This is a book about how it feels to be alive in America at century's end - the Edens and the wastelands, the psychic heft of it all, our ghosts, hopes, myths, and heroes. It's about who we are, who we think we are, and how we'll remember the way we were. Henry Southworth Allen, prizewinning culture critic for the Washington Post, finds his characters for this drama in latterday Jack Kennedy, Miss America, Ralph Lauren, Mickey Mouse, Ingrid Bergman, the yeoman farmer (as seen in Rhonda Long, 15, grooming a black Angus at a state fair), physicist Stephen Hawking in his wheelchair, three generations of Wyeths painting elegies to an age when the Anglo-Saxon ruled, and the ageless Zsa Zsa Gabor sidling across a hotel room in satin mules.
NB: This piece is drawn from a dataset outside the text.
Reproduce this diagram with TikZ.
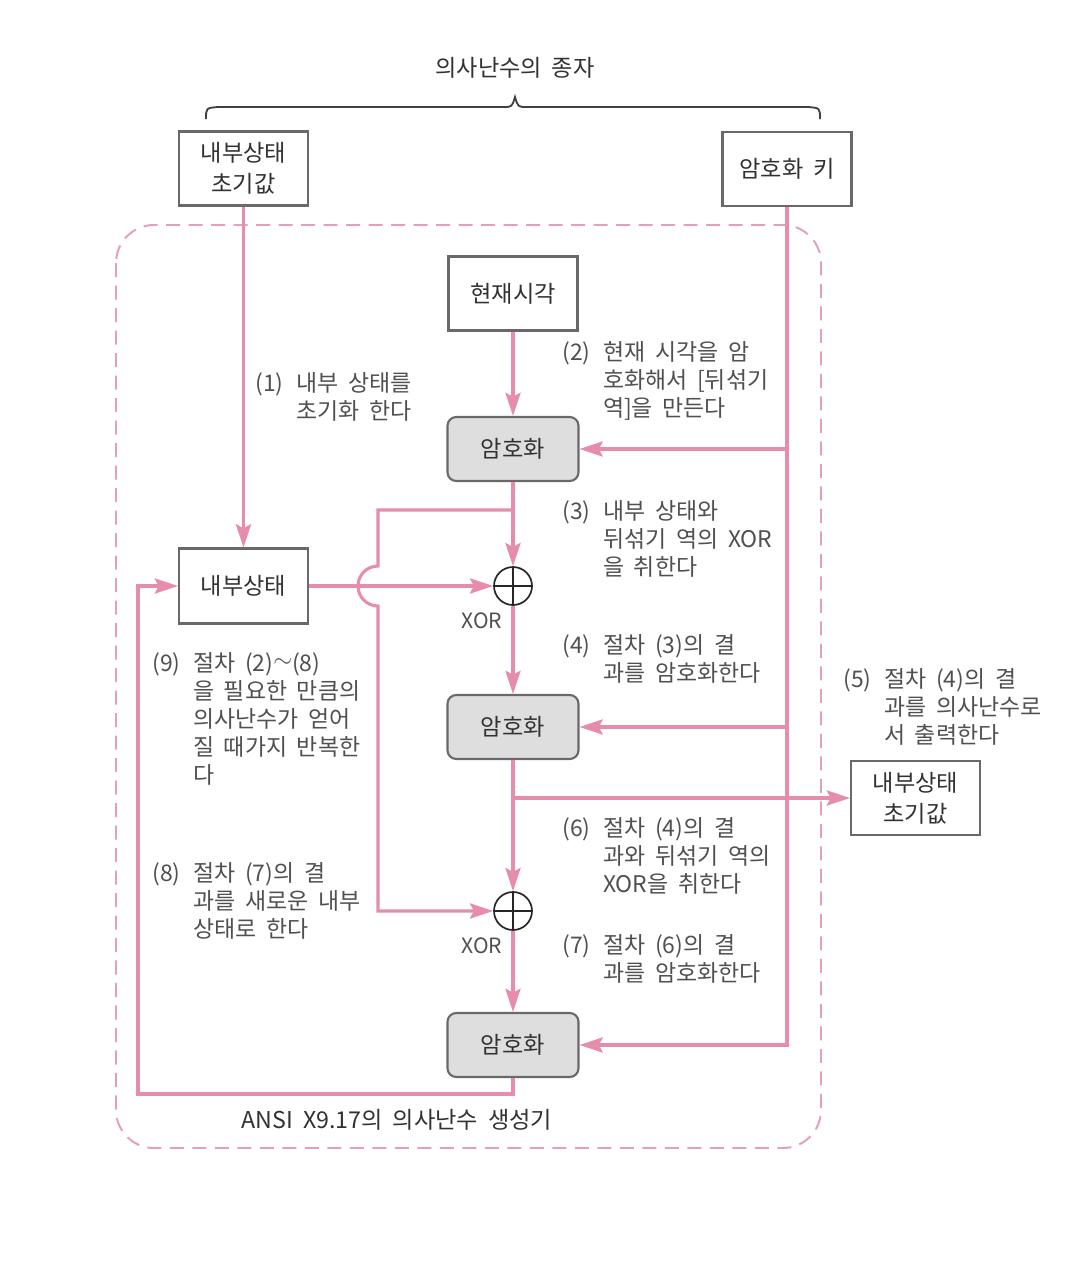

With elegance, energy, and wit, Allen describes an era when "heaven is a dream of endless second chances and everything else bristles with doom." Americans strive endlessly, he says, to be saved from that doom - sweating in aerobics classes and shivering in forests primeval. We believe in the redeeming powers of summer houses, the FBI, the common many, the good war, journeys into space, "the sacramental power of guns, the sanctity of little white towns in New Hampshire, and the proposition that the secret of success is knowing how to go precisely too far enough." He sees with an anthropological eye, which is to say he sees meaning - the meaning of our periodic fits of national gloom, of an Age of Consumption, of wilderness, Vietnam, innocence, and all the other symbols that float through the national psyche "like one of those mammoth American flags waving over a Cadillac dealership...proudly hailed by a country that rarely stops to think about them at all."
It was my great good luck to have had Henry Allen as my editor at the Washington Post for nearly a decade, off an on, from 2000 to 2009. Before that, I had been studying his work and his style for much longer, going back to the '80s, and I still return to his archive when in need of inspiration or clarity of purpose. This is a fantastic and lasting collection of essays on American culture (all of which originally ran in the Washington Post); not just academic, not know-it-all, but what a reported essay on culture looks like when a real reporter takes it on. You'll get a lot smarter if you read it.
I was not impressed. On the one hand, an author who uses the word "palimpsest," correctly, is OK in my book. On the other hand, using the word "palimpsest," correctly, TWICE in one book is just showing off.
Partially, I may have not appreciated the book because it is so dated. It was NOT on my "to-read" list, rather the Chicago Public Library did not have the book I wanted, and so I grabbed this one, at random, because I needed a book to read for a trip.